Cameron Diaz is on the list of the rich and famous Stamps has piloted, too.

“I had gone to the airport (in Florida) to check the airplane, and while I was there, they said, ‘Hey, there’s a group that wants to go from Fort Lauderdale to Burbank.’ I said, ‘Well, I’m at the airplane; I might as well go.’ I didn’t have a uniform or anything.”

It was Cameron Diaz and her entourage of eight to 10 people.

“She’s giddy, like a high school girl, but she had just made the movie In Her Shoes,” Stamps said.

“She’s very, very nice. Very pretty. She had extensions in her hair — her hair was real long. We were flying a Gulf Stream, which is very fast. It took us about five hours to get to California. She had long hair when we left Florida and short hair when we got to California. I went back there to go to the restroom about three hours out, and she was on the floor picking up her hair that they’d pulled out. So she was very nice,” he said.

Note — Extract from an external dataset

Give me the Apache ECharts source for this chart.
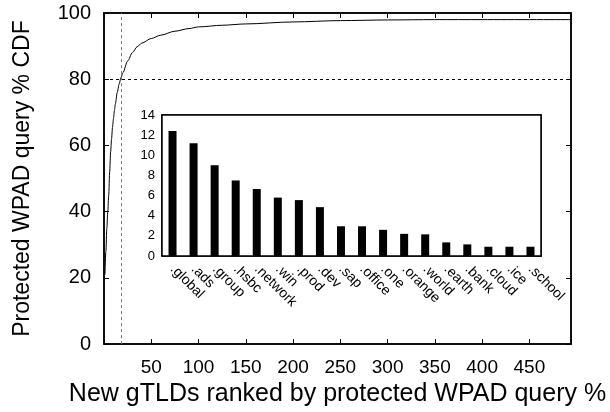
<!DOCTYPE html>
<html><head><meta charset="utf-8">
<script src="https://cdn.jsdelivr.net/npm/echarts@6/dist/echarts.min.js"></script>
<style>html,body{margin:0;padding:0;background:#fff}#c{width:610px;height:412px}</style>
</head><body><div id="c"></div>
<script>
// CDF curve: [rank, cumulative %]
const cdfRanks = [1,2,3,4,5,6,7,8,9,10,11,12,14,16,18,20,25,30,35,40,50,60,75,90,100,125,150,200,250,300,350,400,494];
const cdfValues = [21,28,35,40,45,52,58,62,65.5,68,70.5,72.5,76,78.5,80.5,82,85.5,88,89.8,90.9,92.3,93.3,94.5,95.3,95.8,96.3,96.7,97.3,97.7,97.9,98,98,98];
// Inset bars
const gtlds = ['.global','.ads','.group','.hsbc','.network','.win','.prod','.dev','.sap','.office','.one','.orange','.world','.earth','.bank','.cloud','.ice','.school'];
const shares = [12.4,11.2,9.0,7.5,6.65,5.8,5.55,4.85,2.95,2.95,2.6,2.2,2.15,1.35,1.15,0.92,0.92,0.92];
const xTicks = [50,100,150,200,250,300,350,400,450];
const refRank = 18, refPct = 80;

const FONT = 'Liberation Sans';
const chart = echarts.init(document.getElementById('c'), null, {renderer:'canvas'});
const lineAxis = () => ({show:true, onZero:false, lineStyle:{color:'#000', width:1.5}});
const tickIn = () => ({show:true, inside:true, length:5, lineStyle:{color:'#000', width:1}});
const tickSmall = () => ({show:true, inside:true, length:4, lineStyle:{color:'#000', width:1}});
chart.setOption({
  animation:false,
  textStyle:{fontFamily:FONT},
  grid:[
    {left:104, right:39, top:13, bottom:67, show:true, borderColor:'#000', borderWidth:1.5, backgroundColor:'transparent'},
    {left:162, right:69, top:115, bottom:156, z:5, show:true, backgroundColor:'#fff', borderColor:'#000', borderWidth:1.5}
  ],
  xAxis:[
    {gridIndex:0, type:'value', min:0, max:494, interval:50, position:'bottom',
     name:'New gTLDs ranked by protected WPAD query %', nameLocation:'middle', nameGap:33,
     nameTextStyle:{fontSize:25, color:'#000', fontFamily:FONT},
     axisLine:lineAxis(), axisTick:tickIn(), splitLine:{show:false},
     axisLabel:{fontSize:19, color:'#000', margin:14, formatter:v=> xTicks.includes(v)? String(v):''}},
    {gridIndex:0, type:'value', min:0, max:494, interval:50, position:'top',
     axisLine:lineAxis(), axisTick:tickIn(), splitLine:{show:false}, axisLabel:{show:false}},
    {gridIndex:1, type:'category', data:gtlds, position:'bottom',
     axisLine:lineAxis(), axisTick:{show:false},
     axisLabel:{rotate:-45, fontSize:14, color:'#000', margin:11, interval:0}},
    {gridIndex:1, type:'category', data:gtlds, position:'top',
     axisLine:lineAxis(), axisTick:{show:true, inside:true, alignWithLabel:true, length:4, interval:0, lineStyle:{color:'#000'}},
     axisLabel:{show:false}}
  ],
  yAxis:[
    {gridIndex:0, type:'value', min:0, max:100, interval:20, position:'left',
     name:'Protected WPAD query % CDF', nameLocation:'middle', nameGap:70,
     nameTextStyle:{fontSize:23, color:'#000', fontFamily:FONT},
     axisLine:lineAxis(), axisTick:tickIn(), splitLine:{show:false},
     axisLabel:{fontSize:20, color:'#000', margin:13}},
    {gridIndex:0, type:'value', min:0, max:100, interval:20, position:'right',
     axisLine:lineAxis(), axisTick:tickIn(), splitLine:{show:false}, axisLabel:{show:false}},
    {gridIndex:1, type:'value', min:0, max:14, interval:2, position:'left',
     axisLine:lineAxis(), axisTick:tickSmall(), splitLine:{show:false},
     axisLabel:{fontSize:13, color:'#000', margin:7}},
    {gridIndex:1, type:'value', min:0, max:14, interval:2, position:'right',
     axisLine:lineAxis(), axisTick:tickSmall(), splitLine:{show:false},
     axisLabel:{show:false}}
  ],
  series:[
    {type:'line', xAxisIndex:0, yAxisIndex:0, data:cdfRanks.map((r,i)=>[r,cdfValues[i]]),
     showSymbol:false, smooth:0.3, smoothMonotone:'x', lineStyle:{color:'#000', width:1}, z:2,
     markLine:{silent:true, symbol:'none', label:{show:false},
       data:[
         {xAxis:refRank, lineStyle:{color:'#777', type:[3,3], width:1}},
         {yAxis:refPct, lineStyle:{color:'#000', type:[3,3], width:1}}
       ]}},
    {type:'bar', xAxisIndex:2, yAxisIndex:2, data:shares, barWidth:8,
     itemStyle:{color:'#000'}, z:6}
  ]
});
</script></body></html>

“Vic Damone, he is very, very nice. I flew him quite a bit. He got me drinking pinot grigio wine,” Stamps said, laughing. Not while flying, of course. “He said, ‘Hey, this is real good. You need to try this.’”

Stamps said his wife of 48 years, Paula, a former flight attendant, had her picture made with Damone.

The pilot’s illustrious career was recognized in 2004 when he was inducted into the Arkansas Aviation Hall of Fame.

“I was very, very proud; let’s face it,” Stamps said.

The man who spoke before Stamps had been captured by the Japanese in World War II.

“It was great hearing all this stuff. You think about his life and how different my life has been,” Stamps said.

When it was his turn to speak, Stamps said, “All I could think of was, ‘It’s a long way from Pea Ridge, Arkansas.’”

The Wright Brothers Master Pilot Award was presented to Stamps on May 10 at the Carlisle Airport. The award is given by the Department of Transportation Federal Aviation Administration. Stamps is one of 2,799 pilots in the United States who has been given the honor, and one of 30 in Arkansas.

“This one came as a shock to me. I didn’t even know it existed,” Stamps said of the honor. “It was quite rewarding for me because I’ve been there more than 50 years continuously.”

From his first solo in 1947 to the present, “that’s a lot of years,” he said.

Has he been lucky, or is he just that good? Stamps paused when asked the question, choosing his words carefully.

“I think God probably said, ‘This little guy needs help, so I’m going to stay with him.’ I’ve been lucky, and I’ve enjoyed it.

“I’ve had a career that is unbelievable, and that’s all I can say — unbelievable.”